The tough penalties usher in an unprecedented era of zero tolerance for people who remain in the country if their asylum claims are denied. As a frontier state, long viewed as a gateway to Europe, Greece has had a surge in migrant arrivals this year.
“We are accountable to Greek citizens, and Greek citizens want to be protected,” the migration minister, Thanos Plevris, told MPs ahead of voting. “The message is clear [for migrants]: if your asylum request is rejected, you have two choices. Either you go to jail or return to your homeland. The Greek state does not accept you … You are not welcome.”
An unabashed rightwinger whose stance has caused ripples among the more moderate members of Greece’s centre-right government, Plevris insisted asylum would continue to be granted to applicants who fulfilled the need for international protection.
But under the new law, asylum seekers who have their claims rejected and do not leave the country within 14 days face prison terms of two to five years. Deterrence measures will also be toughened: people who arrive without the proper paperwork will be detained for 24 months, up from the current 18 months, while unregulated migrants who have been in Greece for seven years will no longer have the right to legalise their status. Those found guilty of illegal entry will be fined €10,000.

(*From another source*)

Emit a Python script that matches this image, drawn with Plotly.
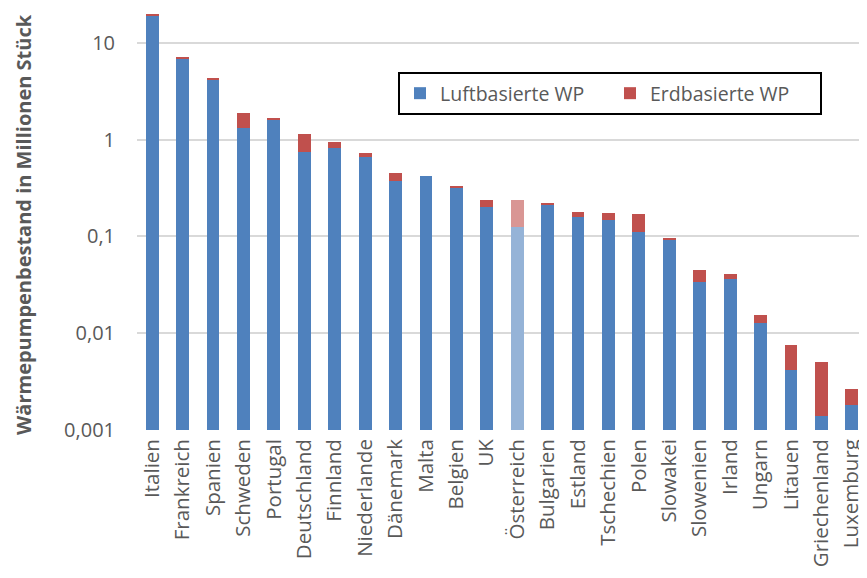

The measures come barely two months after the prime minister, Kyriakos Mitsotakis, announced a controversial 90-day pause on asylum applications amid a rise in arrivals on the islands of Crete and Gavdos from Libya. In the first week of July, more than 2,000 people successfully made the crossing – a significant increase in a country where migrant numbers have fallen dramatically since 2015, when more than 850,000 people arrived at the height of the refugee crisis.
Mitsotakis insisted the suspension was aimed at sending smuggling rings a resounding message that “the passage to Greece is closed”, though it was condemned by human rights groups as a grave violation of international law.

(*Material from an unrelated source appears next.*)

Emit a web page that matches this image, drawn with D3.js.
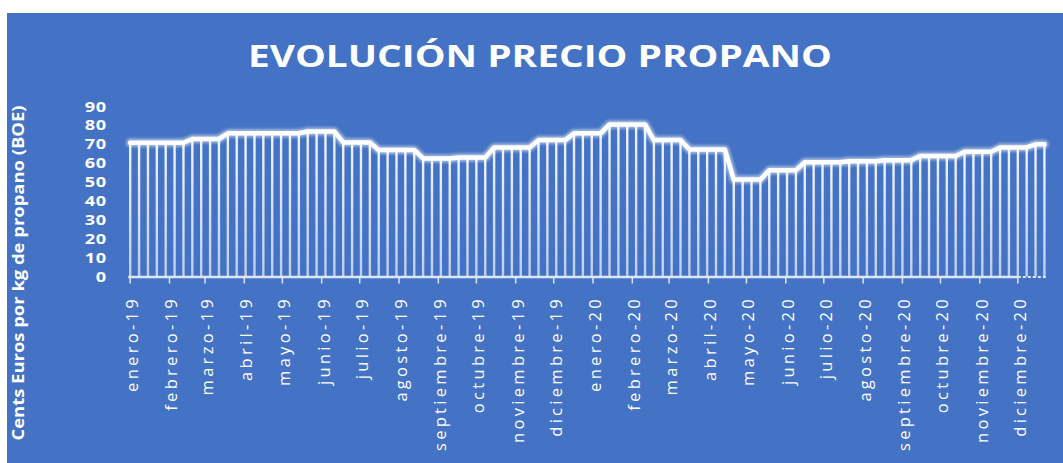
<!DOCTYPE html>
<html>
<head>
<meta charset="utf-8">
<script src="https://cdn.jsdelivr.net/npm/d3@7"></script>
<style>
  body { margin: 0; background: #fff; }
  svg { display: block; }
</style>
</head>
<body>
<div id="chart"></div>
<script>
// weekly price, cents euro per kg
var precios = [
  70.8, 70.8, 70.8, 70.8, 70.8, 70.8, 70.8,
  72.8, 72.8, 72.8, 72.8,
  75.8, 75.8, 75.8, 75.8, 75.8, 75.8, 75.8, 75.8, 75.8,
  76.8, 76.8, 76.8, 76.8,
  71.0, 71.0, 71.0, 71.0,
  67.0, 67.0, 67.0, 67.0, 67.0,
  62.5, 62.5, 62.5, 62.5,
  63.0, 63.0, 63.0, 63.0,
  68.3, 68.3, 68.3, 68.3, 68.3,
  72.2, 72.2, 72.2, 72.2,
  75.8, 75.8, 75.8, 75.8,
  80.5, 80.5, 80.5, 80.5, 80.5,
  72.2, 72.2, 72.2, 72.2,
  67.3, 67.3, 67.3, 67.3, 67.3,
  51.3, 51.3, 51.3, 51.3,
  56.3, 56.3, 56.3, 56.3,
  60.5, 60.5, 60.5, 60.5, 60.5,
  61.0, 61.0, 61.0, 61.0,
  61.6, 61.6, 61.6, 61.6,
  63.8, 63.8, 63.8, 63.8, 63.8,
  66.0, 66.0, 66.0, 66.0,
  68.3, 68.3, 68.3, 68.3,
  70.0, 70.0
];
var inicio = new Date(2019, 0, 1);
var mesesLabels = [
  "enero-19", "febrero-19", "marzo-19", "abril-19", "mayo-19", "junio-19",
  "julio-19", "agosto-19", "septiembre-19", "octubre-19", "noviembre-19", "diciembre-19",
  "enero-20", "febrero-20", "marzo-20", "abril-20", "mayo-20", "junio-20",
  "julio-20", "agosto-20", "septiembre-20", "octubre-20", "noviembre-20", "diciembre-20"
];
var yTicks = [0, 10, 20, 30, 40, 50, 60, 70, 80, 90];
var titulo = "EVOLUCIÓN PRECIO PROPANO";
var yTitulo = "Cents Euros por kg de propano (BOE)";

var width = 1063, height = 463;
var azul = "#4472c4";

var data = precios.map(function(v, i) {
  return { date: d3.timeDay.offset(inicio, 7 * i), value: v };
});

var svg = d3.select("#chart").append("svg")
  .attr("width", width)
  .attr("height", height);

svg.append("rect").attr("width", width).attr("height", height).attr("fill", "#fff");
svg.append("rect")
  .attr("x", 7).attr("y", 13)
  .attr("width", width - 7).attr("height", height - 13)
  .attr("fill", azul);

var defs = svg.append("defs");
var grad = defs.append("linearGradient")
  .attr("id", "barGrad")
  .attr("x1", 0).attr("y1", 0).attr("x2", 0).attr("y2", 1);
grad.append("stop").attr("offset", "0%").attr("stop-color", "#fff").attr("stop-opacity", 0.92);
grad.append("stop").attr("offset", "100%").attr("stop-color", "#fff").attr("stop-opacity", 0.65);
defs.append("filter").attr("id", "glow")
  .append("feGaussianBlur").attr("stdDeviation", 1.6);

var x = d3.scaleTime()
  .domain([new Date(2019, 0, 1), new Date(2020, 11, 1)])
  .range([130.2, 1017.8]);
var y = d3.scaleLinear().domain([0, 90]).range([276.5, 106.5]);

// title
svg.append("text")
  .attr("x", 540).attr("y", 67)
  .attr("text-anchor", "middle")
  .attr("font-family", "Open Sans")
  .attr("font-weight", "bold")
  .attr("font-size", 31)
  .attr("textLength", 584)
  .attr("lengthAdjust", "spacingAndGlyphs")
  .attr("fill", "#fff")
  .text(titulo);

// bars
svg.append("g").selectAll("rect")
  .data(data)
  .enter()
  .append("rect")
  .attr("x", function(d) { return x(d.date) - 1.2; })
  .attr("width", 2.4)
  .attr("y", function(d) { return y(d.value); })
  .attr("height", function(d) { return y(0) - y(d.value); })
  .attr("fill", "url(#barGrad)");

// x axis line + month ticks
var ultimo = data[data.length - 1].date;
svg.append("line")
  .attr("x1", x(inicio) - 2).attr("x2", x(new Date(2020, 11, 1)))
  .attr("y1", y(0) + 0.5).attr("y2", y(0) + 0.5)
  .attr("stroke", "#dfe6f3").attr("stroke-width", 2.5);
svg.append("line")
  .attr("x1", x(new Date(2020, 11, 1))).attr("x2", x(ultimo) + 2)
  .attr("y1", y(0) + 0.5).attr("y2", y(0) + 0.5)
  .attr("stroke", "#dfe6f3").attr("stroke-width", 2)
  .attr("stroke-dasharray", "3,2");

var meses = d3.timeMonth.range(new Date(2019, 0, 1), new Date(2021, 0, 1));
svg.append("g").selectAll("line")
  .data(meses)
  .enter()
  .append("line")
  .attr("x1", function(d) { return x(d); })
  .attr("x2", function(d) { return x(d); })
  .attr("y1", y(0)).attr("y2", y(0) + 7)
  .attr("stroke", "#dfe6f3").attr("stroke-width", 1.5);

svg.append("g").selectAll("text")
  .data(meses)
  .enter()
  .append("text")
  .attr("transform", function(d) { return "translate(" + (x(d) + 2) + ",296) rotate(-90)"; })
  .attr("dy", "0.36em")
  .attr("text-anchor", "end")
  .attr("font-family", "Open Sans")
  .attr("font-size", 16.5)
  .attr("letter-spacing", 3.3)
  .attr("fill", "#fff")
  .text(function(d, i) { return mesesLabels[i]; });

// y axis labels (slightly stretched sideways like the source)
svg.append("g").selectAll("text")
  .data(yTicks)
  .enter()
  .append("text")
  .attr("transform", function(d) { return "translate(107," + y(d) + ") scale(1.3,1)"; })
  .attr("dy", "0.36em")
  .attr("text-anchor", "end")
  .attr("font-family", "Open Sans")
  .attr("font-weight", "bold")
  .attr("font-size", 14)
  .attr("letter-spacing", 0.6)
  .attr("fill", "#fff")
  .text(function(d) { return d; });

svg.append("text")
  .attr("transform", "translate(18,273) rotate(-90)")
  .attr("dy", "0.36em")
  .attr("text-anchor", "middle")
  .attr("font-family", "Open Sans")
  .attr("font-weight", "bold")
  .attr("font-size", 16)
  .attr("textLength", 335)
  .attr("lengthAdjust", "spacingAndGlyphs")
  .attr("fill", "#fff")
  .text(yTitulo);

// thick step line with soft glow
var line = d3.line()
  .x(function(d) { return x(d.date); })
  .y(function(d) { return y(d.value); });
svg.append("path")
  .datum(data)
  .attr("d", line)
  .attr("fill", "none")
  .attr("stroke", "#fff")
  .attr("stroke-opacity", 0.55)
  .attr("stroke-width", 8)
  .attr("stroke-linejoin", "round")
  .attr("stroke-linecap", "round")
  .attr("filter", "url(#glow)");
svg.append("path")
  .datum(data)
  .attr("d", line)
  .attr("fill", "none")
  .attr("stroke", "#fff")
  .attr("stroke-width", 4.5)
  .attr("stroke-linejoin", "round")
  .attr("stroke-linecap", "round");
</script>
</body>
</html>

In power since 2019, the government describes its migration policies as “tough but fair”, denying allegations of illegal pushbacks to keep asylum seekers at bay.

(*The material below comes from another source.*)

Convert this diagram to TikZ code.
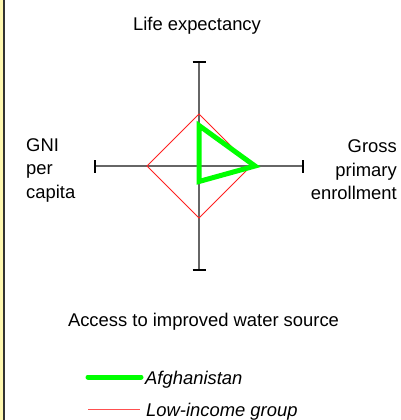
\documentclass[tikz,border=0pt]{standalone}
\usepackage{fontspec}
\setmainfont{Liberation Sans}
\definecolor{axisgrey}{HTML}{666666}
\definecolor{edgeyellow}{HTML}{FFF8B0}
\definecolor{edgedark}{HTML}{333333}
\definecolor{afgreen}{HTML}{00FF00}
\definecolor{lowred}{HTML}{FF2020}
\definecolor{legred}{HTML}{FF5050}
\begin{document}
\begin{tikzpicture}[x=1pt,y=-1pt,
  axisline/.style={draw=axisgrey,line width=1.3pt},
  tickline/.style={draw=black,line width=1.1pt},
  lbl/.style={font=\fontsize{18.4}{23.5}\selectfont,inner sep=0pt},
  ilbl/.style={font=\fontsize{18.4}{23}\selectfont\itshape,inner sep=0pt,anchor=base west},
  afgline/.style={draw=afgreen,line width=5pt,line join=miter},
  lowline/.style={draw=lowred,line width=0.8pt}]
\useasboundingbox (0,0) rectangle (401,420);
\fill[white] (0,0) rectangle (401,420);
\fill[edgeyellow] (0,0) rectangle (3,420);
\fill[edgedark] (3,0) rectangle (5,420);
% centre and axis ends
\coordinate (c) at (199,166);
\coordinate (top) at (199,62);
\coordinate (bot) at (199,270);
\coordinate (lft) at (95,166);
\coordinate (rgt) at (303,166);
\draw[axisline] (top) -- (bot);
\draw[axisline] (lft) -- (rgt);
\draw[tickline] ([xshift=-6.5pt]top) -- ([xshift=6.5pt]top);
\draw[tickline] ([xshift=-6.5pt]bot) -- ([xshift=6.5pt]bot);
\draw[tickline] ([yshift=-6.5pt]lft) -- ([yshift=6.5pt]lft);
\draw[tickline] ([yshift=-6.5pt]rgt) -- ([yshift=6.5pt]rgt);
% low-income diamond
\coordinate (d1) at (199,114);
\coordinate (d2) at (251,166);
\coordinate (d3) at (199,218);
\coordinate (d4) at (147,166);
\draw[lowline] (d1) -- (d2) -- (d3) -- (d4) -- cycle;
% Afghanistan
\coordinate (a1) at (199,125.5);
\coordinate (a2) at (255,166);
\coordinate (a3) at (199,181.5);
\draw[afgline] (a1) -- (a2) -- (a3) -- (c) -- cycle;
% labels
\node[lbl,anchor=base] (tlife) at (197,30.7) {Life expectancy};
\node[lbl,anchor=west,align=left] (tgni) at (26,170) {GNI\\per\\capita};
\node[lbl,anchor=east,align=right] (tgross) at (397,170) {Gross\\primary\\enrollment};
\node[lbl,anchor=base] (twater) at (203.5,326) {Access to improved water source};
% legend
\coordinate (g1) at (88,377);
\coordinate (g2) at (141,377);
\draw[afgline,line cap=round] (g1) -- (g2);
\node[ilbl] (tafg) at (145,384.5) {Afghanistan};
\coordinate (r1) at (88,409.5);
\coordinate (r2) at (140,409.5);
\draw[draw=legred,line width=1pt] (r1) -- (r2);
\node[ilbl] (tlow) at (146,416) {Low-income group};
\end{tikzpicture}
\end{document}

Addressing parliament, Plevris said he was proud to have overseen the legislation, which will put Greece at the forefront of policies that few EU members have wanted to enforce.
But on Wednesday the backlash was as instant as it was broad, with judges taking the unprecedented step of weighing in to criticise the legislation’s emphasis on repression.
Highlighting the lack of consensus over the measures, Dimitris Kairidis, who stepped down as migration and asylum minister in 2024, told the Guardian that while deterrence remained paramount, it was vital Athens also eased legal pathways of migration at a time when labour shortages were acute.
“Greece needs both to counter illegal, but also encourage legal, migration as needed by its growing economy,” he said.
During his tenure, Kairidis legalised the status of 30,000 unregistered migrant labourers desperately required in the agriculture, construction and tourism sectors.
With Greece gripped by a demographic crisis that last week forced the education ministry to close more than 750 schools because of the lack of pupils, migrant solidarity workers called the law racist and nonsensical.
“It’s so contradictory that this should be passed when Greece’s population is in such freefall, and when migrants offer the solution to labour shortages,” said the director of the Greek Council for Refugees, Lefteris Papagiannakis. “Mitsotakis has managed to hold the centre ground. With this openly racist law, he is clearly trying to enlarge his voter pool by appealing to the far right.”